In a budget statement to parliament on Wednesday, Britain’s finance minister George Osborne said he plans to abolish the Schedule 19 tax on UK funds to attract funds away from rival European centres.
He also pledged to abolish stamp duty on shares traded on markets like the London Stock Exchange’s AIM, favoured by small companies, to end a perceived bias in the tax system favouring debt financing over equity investment.
“Financial services are about much more than banking.

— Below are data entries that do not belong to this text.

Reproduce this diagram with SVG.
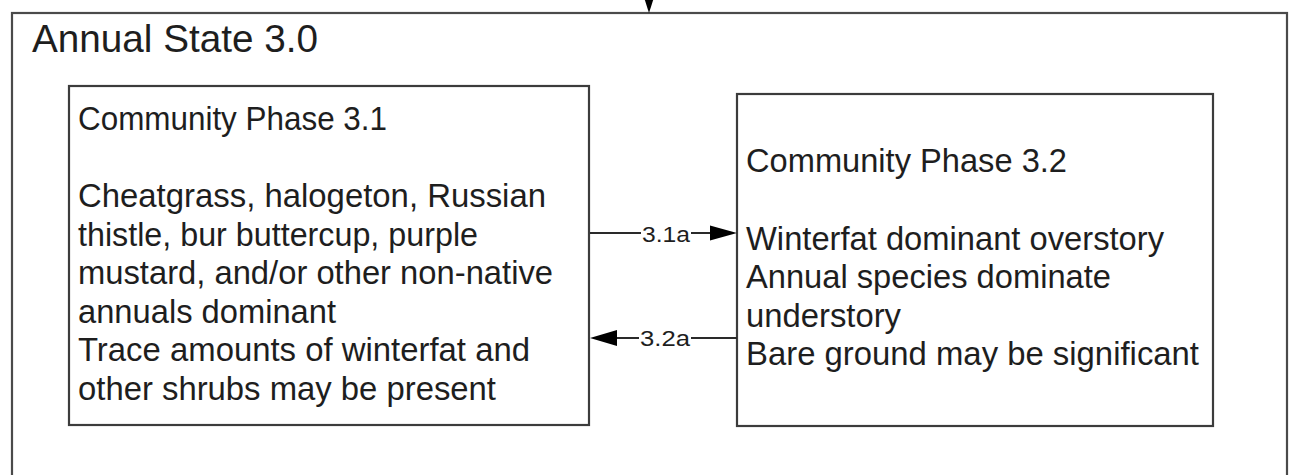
<svg xmlns="http://www.w3.org/2000/svg" width="1290" height="475" viewBox="0 0 1290 475">
<style>
.box{fill:#ffffff;stroke:#3c3c3c;stroke-width:2.2}
.outer{fill:#ffffff;stroke:#4a4a4a;stroke-width:2.2}
.t{font-family:"Liberation Sans",Arial,sans-serif;font-size:32.5px;fill:#1e1e1e}
.title{font-family:"Liberation Sans",Arial,sans-serif;font-size:39px;fill:#1e1e1e}
.lbl{font-family:"Liberation Sans",Arial,sans-serif;font-size:22px;fill:#1e1e1e}
.ln{fill:none;stroke:#2a2a2a;stroke-width:2}
.ah{fill:#000000}
</style>
<rect width="1290" height="475" fill="#ffffff"/>
<g id="state-3-0">
<rect class="outer" x="12" y="13" width="1275" height="480"/>
<text class="title" x="32" y="52" textLength="286" lengthAdjust="spacingAndGlyphs">Annual State 3.0</text>
</g>
<g id="incoming">
<line class="ln" x1="649" y1="-5" x2="649" y2="2"/>
<path class="ah" d="M641,-12 L657,-12 L649,13 Z"/>
</g>
<g id="phase-3-1">
<rect class="box" x="69" y="86" width="520" height="339"/>
<text class="t" x="78" y="130" textLength="309" lengthAdjust="spacingAndGlyphs">Community Phase 3.1</text>
<text class="t" x="78" y="207" textLength="468" lengthAdjust="spacingAndGlyphs">Cheatgrass, halogeton, Russian</text>
<text class="t" x="78" y="245.5" textLength="400" lengthAdjust="spacingAndGlyphs">thistle, bur buttercup, purple</text>
<text class="t" x="78" y="284" textLength="475" lengthAdjust="spacingAndGlyphs">mustard, and/or other non-native</text>
<text class="t" x="78" y="322.5" textLength="258" lengthAdjust="spacingAndGlyphs">annuals dominant</text>
<text class="t" x="78" y="361" textLength="452" lengthAdjust="spacingAndGlyphs">Trace amounts of winterfat and</text>
<text class="t" x="78" y="399.5" textLength="418" lengthAdjust="spacingAndGlyphs">other shrubs may be present</text>
</g>
<g id="phase-3-2">
<rect class="box" x="737" y="94" width="476" height="332"/>
<text class="t" x="746" y="172" textLength="321" lengthAdjust="spacingAndGlyphs">Community Phase 3.2</text>
<text class="t" x="746" y="249.5" textLength="418" lengthAdjust="spacingAndGlyphs">Winterfat dominant overstory</text>
<text class="t" x="746" y="288" textLength="365" lengthAdjust="spacingAndGlyphs">Annual species dominate</text>
<text class="t" x="746" y="326.5" textLength="155" lengthAdjust="spacingAndGlyphs">understory</text>
<text class="t" x="746" y="365" textLength="453" lengthAdjust="spacingAndGlyphs">Bare ground may be significant</text>
</g>
<g id="connectors">
<g id="t-3-1a">
<path class="ln" d="M590,233 H641 M691,233 H711"/>
<path class="ah" d="M710,225.5 L737,233 L710,240.5 Z"/>
<text class="lbl" x="642" y="242" textLength="48" lengthAdjust="spacingAndGlyphs">3.1a</text>
</g>
<g id="t-3-2a">
<path class="ln" d="M616,338 H639 M691,338 H737"/>
<path class="ah" d="M617,330 L590,338 L617,346 Z"/>
<text class="lbl" x="640" y="346" textLength="50" lengthAdjust="spacingAndGlyphs">3.2a</text>
</g>
</g>
</svg>
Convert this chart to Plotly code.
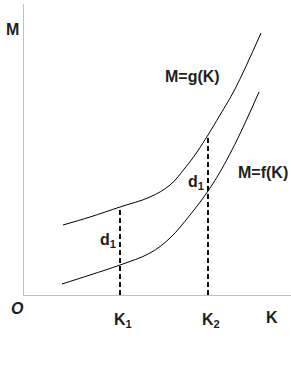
import plotly.graph_objects as go

# Curve M = g(K) (upper)
g_k = [39, 66, 96, 126, 146, 161, 173, 184, 196, 211, 237]
g_m = [70, 78, 88, 98, 110, 127, 143, 160, 180, 206, 262]

# Curve M = f(K) (lower)
f_k = [38, 66, 96, 126, 146, 166, 184, 196, 213, 235]
f_m = [11, 20, 30, 42, 57, 80, 104, 123, 155, 203]

# K1, K2 positions and top of dashed guide lines
k_pos = [96, 184]
k_top = [88, 160]
k_labels = ["K<sub>1</sub>", "K<sub>2</sub>"]

X_RANGE = [0, 267]
Y_RANGE = [0, 291]

FONT = "Liberation Sans, Arial, sans-serif"
TXT = "#1e1e1e"

fig = go.Figure()
fig.add_trace(go.Scatter(x=g_k, y=g_m, mode="lines",
                         line=dict(color="black", width=1, shape="spline", smoothing=1.1),
                         hoverinfo="skip"))
fig.add_trace(go.Scatter(x=f_k, y=f_m, mode="lines",
                         line=dict(color="black", width=1, shape="spline", smoothing=1.1),
                         hoverinfo="skip"))
for kx, kt in zip(k_pos, k_top):
    fig.add_trace(go.Scatter(x=[kx, kx], y=[0, kt], mode="lines",
                             line=dict(color="black", width=2, dash="5px,3px"),
                             hoverinfo="skip"))

def ann(x, y, text, size=16, italic=False):
    t = f"<i>{text}</i>" if italic else text
    fig.add_annotation(x=x / X_RANGE[1], y=y / Y_RANGE[1], text=f"<b>{t}</b>",
                       showarrow=False, xref="paper", yref="paper",
                       xanchor="center", yanchor="middle",
                       font=dict(family=FONT, size=size, color=TXT))

ann(-12, 266, "M")
ann(168, 219, "M=g(K)")
ann(239, 122, "M=f(K)")
ann(84, 55, "d<sub>1</sub>")
ann(172, 113, "d<sub>1</sub>")
ann(-7, -13, "O", italic=True)
for kx, lab in zip(k_pos, k_labels):
    ann(kx + 3, -25, lab)
ann(248, -22, "K")

fig.update_layout(
    width=291, height=365,
    margin=dict(l=24, r=0, t=4, b=70),
    paper_bgcolor="white", plot_bgcolor="white",
    showlegend=False,
    xaxis=dict(range=X_RANGE, showline=True, linecolor="#c0c0c0", linewidth=1,
               showgrid=False, zeroline=False, showticklabels=False, ticks="",
               fixedrange=True),
    yaxis=dict(range=Y_RANGE, showline=True, linecolor="#c0c0c0", linewidth=1,
               showgrid=False, zeroline=False, showticklabels=False, ticks="",
               fixedrange=True),
)

fig.write_html("out.html", config={"displayModeBar": False})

In places like Edinburgh and London, we have a world-beating asset management industry but they are losing business to other places in Europe,” Osborne said.
Both measures were welcomed by the financial services industry.
“We wholeheartedly welcome the Chancellor’s decision to do away with stamp duty tax on UK domiciled funds and AIM shares,” said Tony Stenning, Head of UK Retail at BlackRock.
“These have long been perceived as stealth taxes hampering savers’ needs for their money to work as hard as possible for them, particularly during these hard times of low interest rates.”
Fund management industry association the IMA said it will help Britain, already a hub for portfolio management, compete as a location for funds and their support services.
While London and Edinburgh are the locations for teams of fund managers at blue chip firms like Schroders and Aberdeen Asset Management, more funds are domiciled in Dublin and Luxembourg.
According to Lipper, a Thomson Reuters company that tracks the funds industry, around $1.24 trillion of mutual fund assets are domiciled in Dublin and $2.8 trillion in Luxembourg compared with around $1.1 trillion in the UK.
“Locations that don’t have the asset management are now effectively providing more support services than we are,” Daniel Godfrey, Chief Executive of the IMA told Reuters.
“(The UK government) has recognised the point that those support services are not necessarily a small adjunct to asset management.”
The abolition of stamp duty on trading shares on London’s junior market AIM has long been called for by small businesses and their advisors who say it will help improve the availability of equity funding at a time when bank lending is constrained.
“The removal of stamp duty on trading in AIM quoted stocks is a very significant event for the growth market,” said Philip Secrett, Partner at Grant Thornton UK.
“Coupled with the recent rallies in global equity markets, this stimulus should contribute to the growing momentum of confidence and drive larger volumes of funds towards existing AIM companies and new IPOs.”